Schools for profit

Submitted by Matthew on 24 September, 2014 - 11:08 Author: Gemma Short

Academy schools are paying large sums of public money to private companies linked to their management, according to a report by the Education Select Committee.

Academies are state-funded but privately managed schools; many are “sponsored” by private education companies. Still more have individual board members who run or have interests in private companies.

It has always been clear that academisation meant privatisation, and private profit, but less clear how companies are making a profit. This report makes it clear. Aurora Academies Trust, for example, is paying £100,000 a year to use it’s parent company’s “patented global curriculum”.

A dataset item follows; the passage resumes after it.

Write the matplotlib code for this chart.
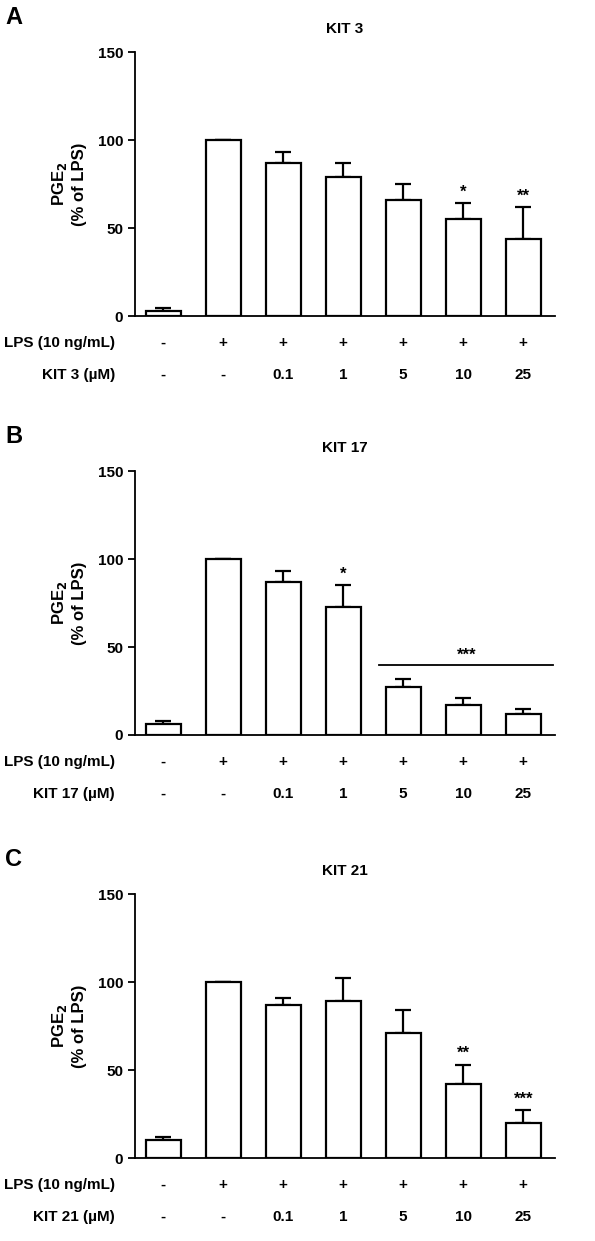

The report identified conflicts of interest: a head teacher spending £50,000 on a training course run by their friend, another who was also trustee of the trust and could appoint the board that would undertake his performance management and decide his pay.

The report only interviewed a small selection of school board members and head teachers. This could be happening on a wide scale, unnoticed in many schools.

In January of this year one of the largest academy chains, Academies Enterprise Trust (AET), advertised a 10 year contract to outsource all its support staff in a £400 million deal. The same chain had come under fire for having paid £500,000 over three years to private businesses owned by its trustees and executives. This included payments claimed as “project management” and “HR consultancy”, often paid on top of salaries.

It is estimated that £80 billion has been spent since 2010 on legal, administrative, accountancy, recruitment and consultancy fees connected with academy conversions.